How to delete rows from df1 where the column2 value doesn't appear in df2col1-CodePudding

df1 for example is

col1	col2	col3
abcdef	ghijkl	mnopqr
abcdef1	ghijkl1	mnopqr1

df2 is

col1
ghijkl1

essentially I want to delete rows from df1 where the column2 value doesn't appear in df2col1

the final df1 would be:

col1	col2	col3
abcdef1	ghijkl1	mnopqr1

CodePudding user response：

Make sure you don't have whitespace at the start or end of tha values inside your DataFrame or column names, as the guys pointed out above. i will try to show how to do it in this answer.

# striping whitespace from col names for both DataFrames

df1.rename(columns=lambda x: x.strip(), inplace = True)
df2.rename(columns=lambda x: x.strip(), inplace = True)
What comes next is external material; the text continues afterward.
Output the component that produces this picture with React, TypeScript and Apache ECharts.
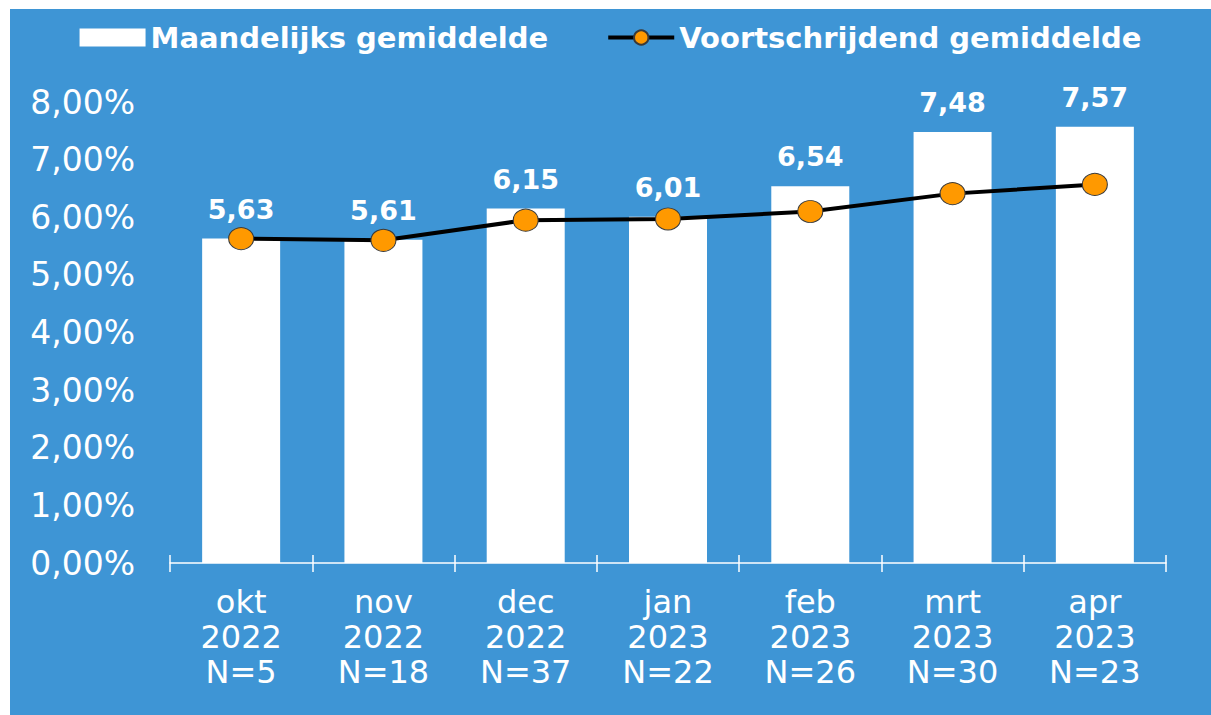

# striping whitespace from values in both DataFrames

df1 = df1.apply(lambda x: x.str.strip())
df2 = df2.apply(lambda x: x.str.strip())

# droping rows from df1 where the col2 value doesn't appear in df2 col1

mask = df1["col2"].isin(df2["col1"]) # returns a series of boolean mask(True or False, for the condition we are looking for)

new_df = df1[mask] # Returns what you are asking for :D

Hope this helps.

CodePudding user response：

indexes = df1[!df1.col2.isin(df2.col2)].index
df1 = df1.drop(indexes)